Monday, November 28, 2011

Australia's Assistant Treasurer Bill Shorten has recently announced that a new consultation paper concerning the modernization of trust taxation will give trustees and beneficiaries of over 660,000 trusts the opportunity to have a better say in their own financial future.

"The interaction of the trust law and tax laws has been an ongoing issue for some time, and it is time to resolve it,” Shorten said.

The paper explores barriers to the effective operation of the trust income tax provisions in the Income Tax Assessment Act 1936, as well as broader tax issues.

The options described in the paper draw heavily on the expertise of the private sector, through the Tax Design Advisory Panel and the Board of Taxation.

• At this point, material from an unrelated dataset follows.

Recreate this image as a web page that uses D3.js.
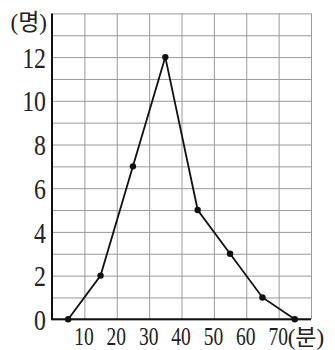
<!DOCTYPE html>
<html>
<head>
<meta charset="utf-8">
<script src="https://cdn.jsdelivr.net/npm/d3@7"></script>
<style>
  body { margin: 0; background: #fff; }
</style>
</head>
<body>
<div id="chart"></div>
<script>
// class midpoints (minutes) and frequencies (people)
const minutes = [5, 15, 25, 35, 45, 55, 65, 75];
const counts = [0, 2, 7, 12, 5, 3, 1, 0];
const xTicks = [10, 20, 30, 40, 50, 60, 70];
const yTicks = [0, 2, 4, 6, 8, 10, 12];

const FONT = "'Liberation Serif', 'DejaVu Serif', 'Noto Sans CJK KR', serif";

const W = 335, H = 350;
const margin = { top: 13.4, right: 24, bottom: 30.7, left: 52 };
const width = W - margin.left - margin.right;
const height = H - margin.top - margin.bottom;

const svg = d3.select("#chart").append("svg")
  .attr("width", W)
  .attr("height", H);

const g = svg.append("g")
  .attr("transform", `translate(${margin.left},${margin.top})`);

const x = d3.scaleLinear().domain([0, 80]).range([0, width]);
const y = d3.scaleLinear().domain([0, 14]).range([height, 0]);

// Grid
g.append("g")
  .attr("transform", `translate(0,${height})`)
  .call(d3.axisBottom(x).tickValues(d3.range(0, 81, 10)).tickSize(-height).tickFormat(""))
  .call(a => a.select(".domain").remove())
  .call(a => a.selectAll("line").attr("stroke", "#9a9a9a").attr("stroke-width", 1));
g.append("g")
  .call(d3.axisLeft(y).tickValues(d3.range(0, 15, 1)).tickSize(-width).tickFormat(""))
  .call(a => a.select(".domain").remove())
  .call(a => a.selectAll("line").attr("stroke", "#9a9a9a").attr("stroke-width", 1));

// Axes
const yAxis = g.append("g")
  .call(d3.axisLeft(y).tickValues(yTicks).tickSize(0).tickPadding(0));
yAxis.attr("font-family", null).select(".domain").remove();
yAxis.selectAll("text")
  .attr("x", 0).attr("dy", "0.35em")
  .style("font-family", FONT)
  .style("font-size", "29px")
  .attr("fill", "#222")
  .attr("transform", "translate(-6,0) scale(0.82,1)");

const xAxis = g.append("g")
  .attr("transform", `translate(0,${height})`)
  .call(d3.axisBottom(x).tickValues(xTicks).tickSize(0).tickPadding(0));
xAxis.attr("font-family", null).select(".domain").remove();
xAxis.selectAll("text")
  .attr("y", 0).attr("dy", 0)
  .style("font-family", FONT)
  .style("font-size", "25px")
  .attr("fill", "#222")
  .attr("transform", "translate(-1,26) scale(0.78,1)");

g.append("line")
  .attr("x1", 0).attr("x2", 0).attr("y1", 0).attr("y2", height)
  .attr("stroke", "#111").attr("stroke-width", 2);
g.append("line")
  .attr("x1", -1).attr("x2", width).attr("y1", height).attr("y2", height)
  .attr("stroke", "#111").attr("stroke-width", 2);

// Unit labels
g.append("text")
  .attr("x", -5).attr("y", 17)
  .attr("text-anchor", "end")
  .style("font-family", FONT)
  .style("font-size", "23px")
  .attr("fill", "#222")
  .text("(명)");
g.append("text")
  .attr("x", x(70) + 9).attr("y", height + 26)
  .style("font-family", FONT)
  .style("font-size", "23px")
  .attr("fill", "#222")
  .text("(분)");

// Frequency polygon
const data = minutes.map((m, i) => ({ m, c: counts[i] }));
g.append("path")
  .datum(data)
  .attr("fill", "none")
  .attr("stroke", "#111")
  .attr("stroke-width", 1.8)
  .attr("d", d3.line().x(d => x(d.m)).y(d => y(d.c)));
g.selectAll(".dot").data(data).join("circle")
  .attr("class", "dot")
  .attr("cx", d => x(d.m)).attr("cy", d => y(d.c))
  .attr("r", 3.2)
  .attr("fill", "#111");
</script>
</body>
</html>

Shorten said that unlike the opposition coalition's preferred policy on trusts, the government is not looking at taxing trusts as companies, "which would be a major departure from the current law".

Nevertheless, Shorten described the consultation exercise as: “The most comprehensive review of the trust income tax provisions for years”.

"It builds on the amendments to clarify that capital gains and franked distributions can continue to be streamed through trusts," he explained.

According to Shorten, the government is “aware that the current restrictive definition of 'fixed trust' is an issue for trusts other than MITs (managed investment trusts) and considers that a review of different options for a more workable approach is warranted”.

Next year, the Treasury is set to release a separate discussion paper on the appropriateness of the current definition of 'fixed trust' for public consultation. This will allow the government to consider the problems with the current definition and announce its response around the middle of the year.